Transcribe the material below exactly as it appears.
━━━━━ INFORMATION SHOWN ━━━━━
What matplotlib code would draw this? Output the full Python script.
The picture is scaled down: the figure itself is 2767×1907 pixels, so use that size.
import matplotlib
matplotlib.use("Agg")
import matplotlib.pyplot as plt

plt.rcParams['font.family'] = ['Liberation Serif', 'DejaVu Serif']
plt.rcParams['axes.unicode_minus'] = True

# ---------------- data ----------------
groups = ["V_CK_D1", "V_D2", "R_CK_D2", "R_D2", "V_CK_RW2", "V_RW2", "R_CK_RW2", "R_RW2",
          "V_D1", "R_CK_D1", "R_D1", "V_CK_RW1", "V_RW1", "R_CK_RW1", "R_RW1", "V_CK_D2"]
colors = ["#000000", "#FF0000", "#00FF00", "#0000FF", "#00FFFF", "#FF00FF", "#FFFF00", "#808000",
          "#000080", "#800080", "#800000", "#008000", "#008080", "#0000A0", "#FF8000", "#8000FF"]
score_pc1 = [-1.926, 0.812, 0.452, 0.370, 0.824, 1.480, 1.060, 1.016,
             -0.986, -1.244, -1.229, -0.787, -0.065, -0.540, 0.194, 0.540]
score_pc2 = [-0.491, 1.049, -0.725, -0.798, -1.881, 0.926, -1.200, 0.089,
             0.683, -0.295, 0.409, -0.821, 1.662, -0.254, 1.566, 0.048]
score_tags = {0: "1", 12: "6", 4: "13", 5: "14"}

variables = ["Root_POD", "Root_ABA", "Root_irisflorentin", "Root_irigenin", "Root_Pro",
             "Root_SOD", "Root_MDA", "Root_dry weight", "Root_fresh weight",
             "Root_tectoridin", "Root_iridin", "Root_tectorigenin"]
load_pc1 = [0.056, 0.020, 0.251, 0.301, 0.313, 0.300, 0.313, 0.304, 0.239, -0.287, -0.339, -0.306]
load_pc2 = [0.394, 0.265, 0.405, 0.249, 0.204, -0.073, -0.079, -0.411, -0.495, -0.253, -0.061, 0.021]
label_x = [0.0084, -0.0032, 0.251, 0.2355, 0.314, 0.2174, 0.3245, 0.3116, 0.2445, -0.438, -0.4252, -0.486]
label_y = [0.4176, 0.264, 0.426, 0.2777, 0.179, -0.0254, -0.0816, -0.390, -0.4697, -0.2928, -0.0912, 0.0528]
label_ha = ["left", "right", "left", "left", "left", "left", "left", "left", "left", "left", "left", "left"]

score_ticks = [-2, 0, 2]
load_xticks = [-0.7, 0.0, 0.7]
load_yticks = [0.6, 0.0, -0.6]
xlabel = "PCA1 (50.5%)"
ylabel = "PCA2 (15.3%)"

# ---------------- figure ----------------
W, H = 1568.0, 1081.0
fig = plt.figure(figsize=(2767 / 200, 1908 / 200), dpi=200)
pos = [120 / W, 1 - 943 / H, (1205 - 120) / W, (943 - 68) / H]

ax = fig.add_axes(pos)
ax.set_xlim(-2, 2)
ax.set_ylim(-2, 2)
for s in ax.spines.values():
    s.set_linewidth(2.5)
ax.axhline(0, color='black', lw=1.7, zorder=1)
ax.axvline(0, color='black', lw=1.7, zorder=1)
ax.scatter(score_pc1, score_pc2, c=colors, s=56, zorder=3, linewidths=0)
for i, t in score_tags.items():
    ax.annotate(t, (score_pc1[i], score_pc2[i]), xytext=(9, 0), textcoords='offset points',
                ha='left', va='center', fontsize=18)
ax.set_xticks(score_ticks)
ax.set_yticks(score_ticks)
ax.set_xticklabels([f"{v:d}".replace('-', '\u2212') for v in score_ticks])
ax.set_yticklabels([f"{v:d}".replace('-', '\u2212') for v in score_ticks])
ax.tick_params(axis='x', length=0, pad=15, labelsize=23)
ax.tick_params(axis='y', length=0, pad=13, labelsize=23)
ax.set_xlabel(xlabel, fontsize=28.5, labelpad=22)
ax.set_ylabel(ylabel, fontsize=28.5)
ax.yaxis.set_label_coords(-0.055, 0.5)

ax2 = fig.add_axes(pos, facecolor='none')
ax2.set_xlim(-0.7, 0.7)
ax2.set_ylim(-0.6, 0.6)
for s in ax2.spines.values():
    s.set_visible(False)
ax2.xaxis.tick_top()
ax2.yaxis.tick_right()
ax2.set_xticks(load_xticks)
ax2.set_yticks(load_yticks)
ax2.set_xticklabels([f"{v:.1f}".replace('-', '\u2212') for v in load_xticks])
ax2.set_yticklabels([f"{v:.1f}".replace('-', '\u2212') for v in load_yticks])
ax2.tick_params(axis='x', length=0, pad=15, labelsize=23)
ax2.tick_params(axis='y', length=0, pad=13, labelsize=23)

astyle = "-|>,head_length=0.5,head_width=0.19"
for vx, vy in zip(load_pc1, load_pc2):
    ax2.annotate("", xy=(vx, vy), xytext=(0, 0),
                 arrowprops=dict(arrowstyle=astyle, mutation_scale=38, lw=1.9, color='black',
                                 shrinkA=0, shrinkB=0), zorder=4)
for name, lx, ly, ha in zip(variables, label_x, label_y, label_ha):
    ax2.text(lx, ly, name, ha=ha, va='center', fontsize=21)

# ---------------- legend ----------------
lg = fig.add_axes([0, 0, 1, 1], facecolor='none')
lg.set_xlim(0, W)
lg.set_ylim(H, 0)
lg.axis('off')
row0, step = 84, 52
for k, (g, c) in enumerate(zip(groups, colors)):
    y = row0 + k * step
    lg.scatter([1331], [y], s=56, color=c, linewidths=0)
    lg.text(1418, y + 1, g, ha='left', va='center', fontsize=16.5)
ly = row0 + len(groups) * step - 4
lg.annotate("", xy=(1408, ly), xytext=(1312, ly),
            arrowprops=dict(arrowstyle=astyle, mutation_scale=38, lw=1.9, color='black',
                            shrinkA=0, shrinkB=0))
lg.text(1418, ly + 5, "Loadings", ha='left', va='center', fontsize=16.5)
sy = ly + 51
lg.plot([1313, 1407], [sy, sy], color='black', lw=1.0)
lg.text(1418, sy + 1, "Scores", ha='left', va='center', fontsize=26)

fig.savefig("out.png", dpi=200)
━━━━━
▸ **FINISHED EXERCISE**
What matplotlib code would draw this? Output the full Python script.
The picture is scaled down: the figure itself is 2767×1907 pixels, so use that size.
import matplotlib
matplotlib.use("Agg")
import matplotlib.pyplot as plt

plt.rcParams['font.family'] = ['Liberation Serif', 'DejaVu Serif']
plt.rcParams['axes.unicode_minus'] = True

# ---------------- data ----------------
groups = ["V_CK_D1", "V_D2", "R_CK_D2", "R_D2", "V_CK_RW2", "V_RW2", "R_CK_RW2", "R_RW2",
          "V_D1", "R_CK_D1", "R_D1", "V_CK_RW1", "V_RW1", "R_CK_RW1", "R_RW1", "V_CK_D2"]
colors = ["#000000", "#FF0000", "#00FF00", "#0000FF", "#00FFFF", "#FF00FF", "#FFFF00", "#808000",
          "#000080", "#800080", "#800000", "#008000", "#008080", "#0000A0", "#FF8000", "#8000FF"]
score_pc1 = [-1.926, 0.812, 0.452, 0.370, 0.824, 1.480, 1.060, 1.016,
             -0.986, -1.244, -1.229, -0.787, -0.065, -0.540, 0.194, 0.540]
score_pc2 = [-0.491, 1.049, -0.725, -0.798, -1.881, 0.926, -1.200, 0.089,
             0.683, -0.295, 0.409, -0.821, 1.662, -0.254, 1.566, 0.048]
score_tags = {0: "1", 12: "6", 4: "13", 5: "14"}

variables = ["Root_POD", "Root_ABA", "Root_irisflorentin", "Root_irigenin", "Root_Pro",
             "Root_SOD", "Root_MDA", "Root_dry weight", "Root_fresh weight",
             "Root_tectoridin", "Root_iridin", "Root_tectorigenin"]
load_pc1 = [0.056, 0.020, 0.251, 0.301, 0.313, 0.300, 0.313, 0.304, 0.239, -0.287, -0.339, -0.306]
load_pc2 = [0.394, 0.265, 0.405, 0.249, 0.204, -0.073, -0.079, -0.411, -0.495, -0.253, -0.061, 0.021]
label_x = [0.0084, -0.0032, 0.251, 0.2355, 0.314, 0.2174, 0.3245, 0.3116, 0.2445, -0.438, -0.4252, -0.486]
label_y = [0.4176, 0.264, 0.426, 0.2777, 0.179, -0.0254, -0.0816, -0.390, -0.4697, -0.2928, -0.0912, 0.0528]
label_ha = ["left", "right", "left", "left", "left", "left", "left", "left", "left", "left", "left", "left"]

score_ticks = [-2, 0, 2]
load_xticks = [-0.7, 0.0, 0.7]
load_yticks = [0.6, 0.0, -0.6]
xlabel = "PCA1 (50.5%)"
ylabel = "PCA2 (15.3%)"

# ---------------- figure ----------------
W, H = 1568.0, 1081.0
fig = plt.figure(figsize=(2767 / 200, 1908 / 200), dpi=200)
pos = [120 / W, 1 - 943 / H, (1205 - 120) / W, (943 - 68) / H]

ax = fig.add_axes(pos)
ax.set_xlim(-2, 2)
ax.set_ylim(-2, 2)
for s in ax.spines.values():
    s.set_linewidth(2.5)
ax.axhline(0, color='black', lw=1.7, zorder=1)
ax.axvline(0, color='black', lw=1.7, zorder=1)
ax.scatter(score_pc1, score_pc2, c=colors, s=56, zorder=3, linewidths=0)
for i, t in score_tags.items():
    ax.annotate(t, (score_pc1[i], score_pc2[i]), xytext=(9, 0), textcoords='offset points',
                ha='left', va='center', fontsize=18)
ax.set_xticks(score_ticks)
ax.set_yticks(score_ticks)
ax.set_xticklabels([f"{v:d}".replace('-', '\u2212') for v in score_ticks])
ax.set_yticklabels([f"{v:d}".replace('-', '\u2212') for v in score_ticks])
ax.tick_params(axis='x', length=0, pad=15, labelsize=23)
ax.tick_params(axis='y', length=0, pad=13, labelsize=23)
ax.set_xlabel(xlabel, fontsize=28.5, labelpad=22)
ax.set_ylabel(ylabel, fontsize=28.5)
ax.yaxis.set_label_coords(-0.055, 0.5)

ax2 = fig.add_axes(pos, facecolor='none')
ax2.set_xlim(-0.7, 0.7)
ax2.set_ylim(-0.6, 0.6)
for s in ax2.spines.values():
    s.set_visible(False)
ax2.xaxis.tick_top()
ax2.yaxis.tick_right()
ax2.set_xticks(load_xticks)
ax2.set_yticks(load_yticks)
ax2.set_xticklabels([f"{v:.1f}".replace('-', '\u2212') for v in load_xticks])
ax2.set_yticklabels([f"{v:.1f}".replace('-', '\u2212') for v in load_yticks])
ax2.tick_params(axis='x', length=0, pad=15, labelsize=23)
ax2.tick_params(axis='y', length=0, pad=13, labelsize=23)

astyle = "-|>,head_length=0.5,head_width=0.19"
for vx, vy in zip(load_pc1, load_pc2):
    ax2.annotate("", xy=(vx, vy), xytext=(0, 0),
                 arrowprops=dict(arrowstyle=astyle, mutation_scale=38, lw=1.9, color='black',
                                 shrinkA=0, shrinkB=0), zorder=4)
for name, lx, ly, ha in zip(variables, label_x, label_y, label_ha):
    ax2.text(lx, ly, name, ha=ha, va='center', fontsize=21)

# ---------------- legend ----------------
lg = fig.add_axes([0, 0, 1, 1], facecolor='none')
lg.set_xlim(0, W)
lg.set_ylim(H, 0)
lg.axis('off')
row0, step = 84, 52
for k, (g, c) in enumerate(zip(groups, colors)):
    y = row0 + k * step
    lg.scatter([1331], [y], s=56, color=c, linewidths=0)
    lg.text(1418, y + 1, g, ha='left', va='center', fontsize=16.5)
ly = row0 + len(groups) * step - 4
lg.annotate("", xy=(1408, ly), xytext=(1312, ly),
            arrowprops=dict(arrowstyle=astyle, mutation_scale=38, lw=1.9, color='black',
                            shrinkA=0, shrinkB=0))
lg.text(1418, ly + 5, "Loadings", ha='left', va='center', fontsize=16.5)
sy = ly + 51
lg.plot([1313, 1407], [sy, sy], color='black', lw=1.0)
lg.text(1418, sy + 1, "Scores", ha='left', va='center', fontsize=26)

fig.savefig("out.png", dpi=200)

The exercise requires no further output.